Danfoss to invest millions in Scotland to build a low-carbon global manufacturing facility
Work has begun on new manufacturing plant outside Edinburgh which will create new jobs. Additionally, enable Scotland to become a world-leader in a low-carbon technology. This will radically reduce fuel use and emissions in off-highway vehicles, trucks and trains.
In October month Danfoss Power Solutions took a majority share in Scots hydraulic specialists Artemis Intelligent Power. Today work starts on their new $multi-million facility, to be built alongside Artemis’s existing Loanhead base.

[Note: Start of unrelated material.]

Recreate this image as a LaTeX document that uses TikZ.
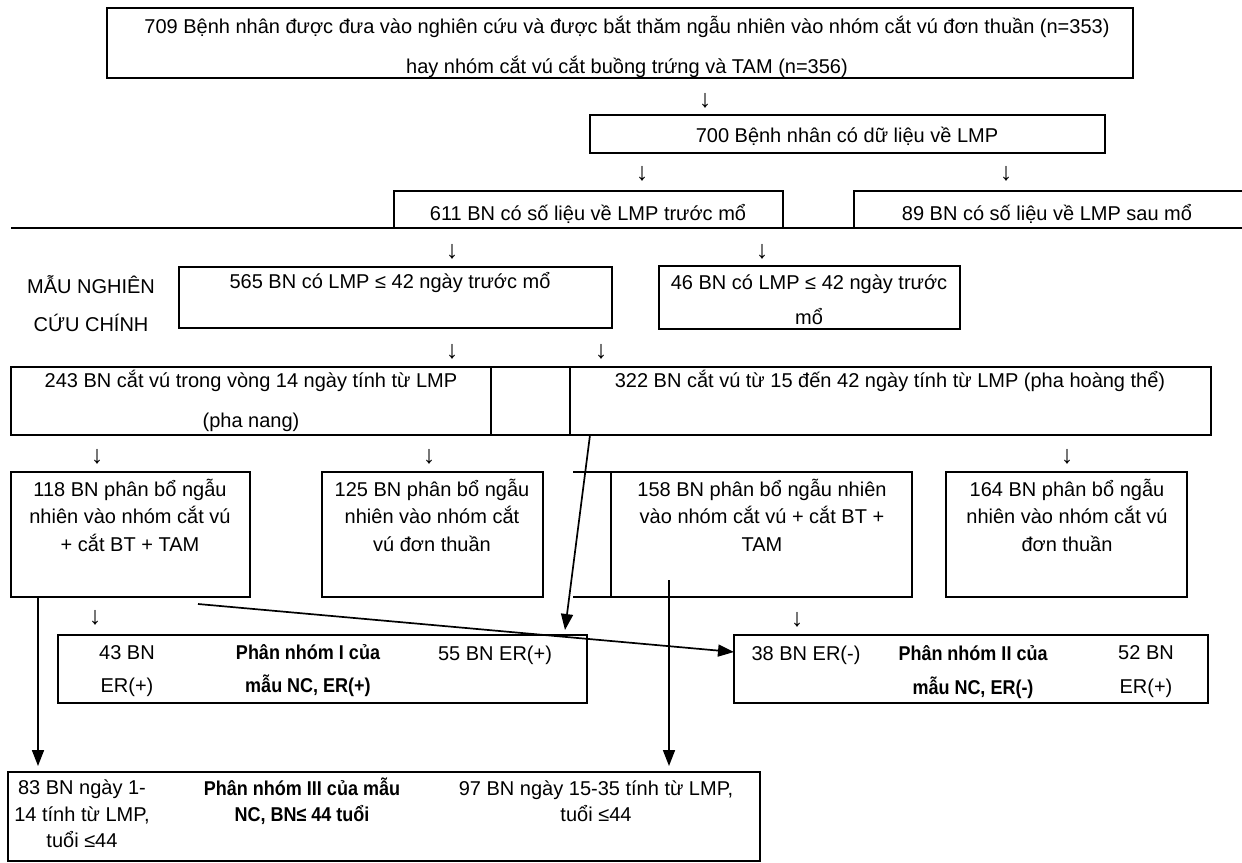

The new 1500 square meter plant will manufacture high-tech digital hydraulic pumps and motors for off-highway vehicles. As well as utilizing Artemis’s Digital Displacement® technology. It is estimated they will reduce vehicle emissions by more than half.

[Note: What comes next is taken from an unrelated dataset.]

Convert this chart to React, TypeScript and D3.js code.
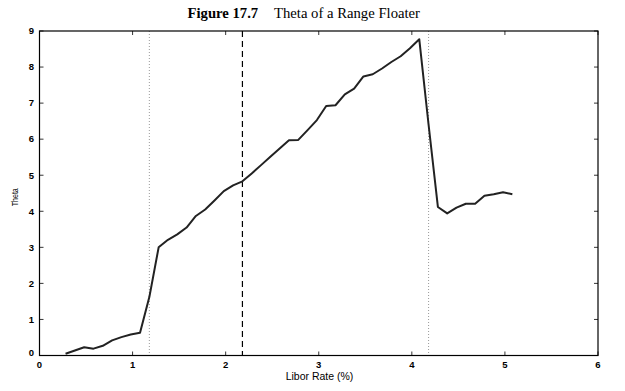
import React from "react";
import * as d3 from "d3";

const liborRates: number[] = [
  0.28, 0.38, 0.48, 0.58, 0.68, 0.78, 0.88, 0.98, 1.08, 1.18,
  1.28, 1.38, 1.48, 1.58, 1.68, 1.78, 1.88, 1.98, 2.08, 2.18,
  2.28, 2.38, 2.48, 2.58, 2.68, 2.78, 2.88, 2.98, 3.08, 3.18,
  3.28, 3.38, 3.48, 3.58, 3.68, 3.78, 3.88, 3.98, 4.08, 4.18,
  4.28, 4.38, 4.48, 4.58, 4.68, 4.78, 4.88, 4.98, 5.08,
];
const thetaValues: number[] = [
  0.05, 0.14, 0.23, 0.19, 0.27, 0.42, 0.51, 0.58, 0.63, 1.62,
  3.0, 3.21, 3.36, 3.55, 3.87, 4.05, 4.3, 4.56, 4.72, 4.83,
  5.05, 5.28, 5.51, 5.74, 5.97, 5.98, 6.25, 6.53, 6.92, 6.94,
  7.24, 7.4, 7.74, 7.8, 7.96, 8.14, 8.3, 8.52, 8.77, 6.4,
  4.12, 3.94, 4.1, 4.21, 4.21, 4.43, 4.47, 4.53, 4.47,
];
const xTicks: number[] = [0, 1, 2, 3, 4, 5, 6];
const yTicks: number[] = [0, 1, 2, 3, 4, 5, 6, 7, 8, 9];
const dottedLines: number[] = [1.18, 4.18];
const dashedLines: number[] = [2.18];

const titleBold = "Figure 17.7";
const titleRest = "Theta of a Range Floater";
const xLabel = "Libor Rate (%)";
const yLabel = "Theta";

export default function App() {
  const W = 625;
  const H = 391;
  const left = 39.5;
  const right = 598;
  const top = 31;
  const bottom = 355.5;
  const x = d3.scaleLinear().domain([0, 6]).range([left, right]);
  const y = d3.scaleLinear().domain([0, 9]).range([bottom, top]);
  const data = liborRates.map((r, i) => [r, thetaValues[i]] as [number, number]);
  const line = d3.line<[number, number]>().x((d) => x(d[0])).y((d) => y(d[1]));
  const tickFont = "'Liberation Sans', Arial, sans-serif";
  const serif = "'Liberation Serif', 'Times New Roman', serif";
  const tl = 4;

  return (
    <svg
      width={W}
      height={H}
      style={{ position: "absolute", left: 0, top: 0, background: "#fff" }}
    >
      <rect width={W} height={H} fill="#fff" />
      <text x={187.5} y={18} fontFamily={serif} fontSize={14.7} fontWeight="bold" fill="#000">
        {titleBold}
      </text>
      <text x={274} y={18} fontFamily={serif} fontSize={14.7} fill="#000">
        {titleRest}
      </text>

      {dottedLines.map((v) => (
        <line
          key={"dot" + v}
          x1={x(v)}
          x2={x(v)}
          y1={top}
          y2={bottom}
          stroke="#999"
          strokeWidth={1}
          strokeDasharray="1,2"
        />
      ))}
      {dashedLines.map((v) => (
        <line
          key={"dash" + v}
          x1={x(v)}
          x2={x(v)}
          y1={top}
          y2={bottom}
          stroke="#000"
          strokeWidth={1.2}
          strokeDasharray="6,4"
        />
      ))}

      <path d={line(data) || ""} fill="none" stroke="#222" strokeWidth={2} strokeLinejoin="round" />

      <rect
        x={left}
        y={top}
        width={right - left}
        height={bottom - top}
        fill="none"
        stroke="#000"
        strokeWidth={1.2}
      />

      {xTicks.map((t) => (
        <g key={"xt" + t}>
          <line x1={x(t)} x2={x(t)} y1={bottom} y2={bottom - tl} stroke="#000" strokeWidth={0.8} />
          <line x1={x(t)} x2={x(t)} y1={top} y2={top + tl} stroke="#000" strokeWidth={0.8} />
          <text
            x={x(t)}
            y={367.5}
            textAnchor="middle"
            fontFamily={tickFont}
            fontSize={9.5}
            fontWeight="bold"
            fill="#000"
          >
            {t}
          </text>
        </g>
      ))}
      {yTicks.map((t) => (
        <g key={"yt" + t}>
          <line x1={left} x2={left + tl} y1={y(t)} y2={y(t)} stroke="#000" strokeWidth={0.8} />
          <line x1={right} x2={right - tl} y1={y(t)} y2={y(t)} stroke="#000" strokeWidth={0.8} />
          <text
            x={34}
            y={y(t) + (t === 0 ? 0 : 3.3)}
            textAnchor="end"
            fontFamily={tickFont}
            fontSize={9.5}
            fontWeight="bold"
            fill="#000"
          >
            {t}
          </text>
        </g>
      ))}

      <text
        x={319.5}
        y={380}
        textAnchor="middle"
        fontFamily={tickFont}
        fontSize={10.5}
        fill="#000"
      >
        {xLabel}
      </text>
      <text
        transform={`translate(18, ${(top + bottom) / 2 + 4}) rotate(-90)`}
        textAnchor="middle"
        fontFamily={tickFont}
        fontSize={9.5}
        textLength={18}
        lengthAdjust="spacingAndGlyphs"
        fill="#000"
      >
        {yLabel}
      </text>
    </svg>
  );
}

The project will create more than 30 skilled jobs initially. Danfoss predicts the export-led business will be worth £100 million annually within a decade. With up to 200 further jobs to come.

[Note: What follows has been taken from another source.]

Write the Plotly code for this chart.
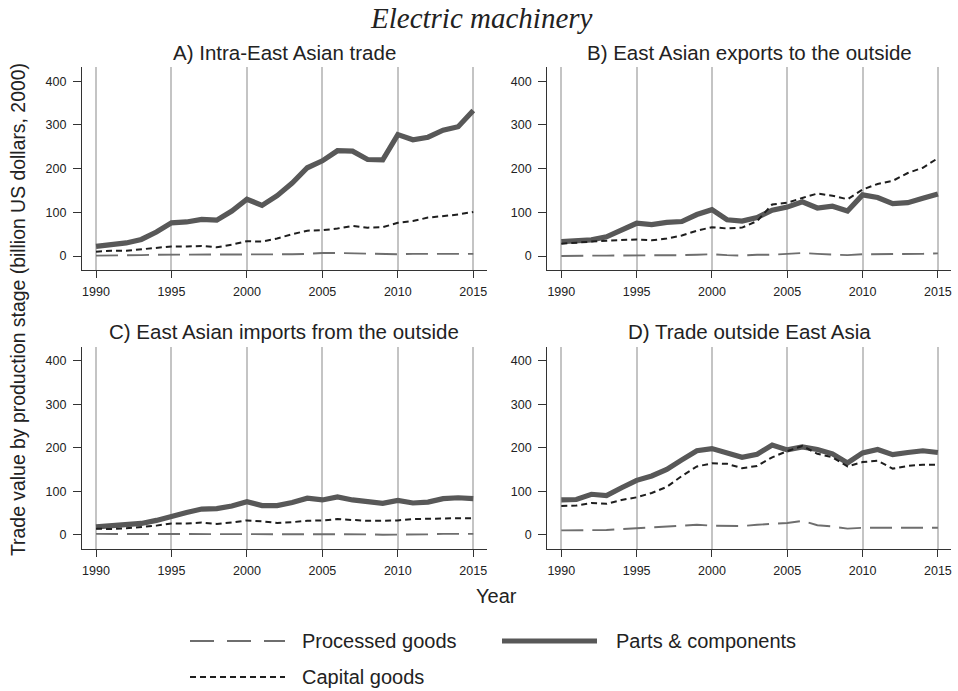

The team officially broke ground on the site using an excavator fitted with a Digital Displacement pump.
“Our first goal is for Artemis technology to be a key component in the $3.5 billion off-highway vehicle hydraulic machinery market,” says Eric Bretey, Director, Digital Displacement at Danfoss, who heads up the Danfoss Scotland business.
“Vehicle manufacturers are asking for reliable, cost-effective solutions to reduce environmental impact. At the same time, increase productivity, and Digital Displacement technology will provide just that.
“We estimate the emissions reduction of each Digital Displacement excavator will be the equivalent to taking 18 diesel family cars off the road. It is a technology which increases efficiency, reduces cost and pays for itself very quickly,” Bretey says.
Earlier this year, a consortium comprising Danfoss and Artemis secured £11 million from the Advanced Propulsion Centre UK. This is to help develop Digital Displacement technology, alongside Scottish firm Robbie Fluid Engineering.
“The support of the Advanced Propulsion Centre has been an important catalyst in our collaboration in the off-highway sector. And underscores our decision to make this major investment in the UK. In the years ahead, these pumps will become a core component in any off-highway machine. Which utilizes hydraulic power, and there is enormous potential in other sectors too,” Bretey concludes.
In the off-highway market, the impact of digital displacement could be significant. In Greater London, for example, off-highway mobile machinery currently contributes ten percent of all NOx emissions. As well as 11 percent of all PM10 emissions. Even with modest adoption rates, the technology is forecast to make CO2 savings of ten million tons globally over the first ten years of commercial operation.
Artemis Managing Director Niall Caldwell says:
“It's not enough to invent new technologies in the UK – we also need to manufacture here and export around the world. This is what this Danfoss investment will enable. We are also very grateful to the Advanced Propulsion Centre for their support. As well as to Scottish Enterprise for their backing over many years.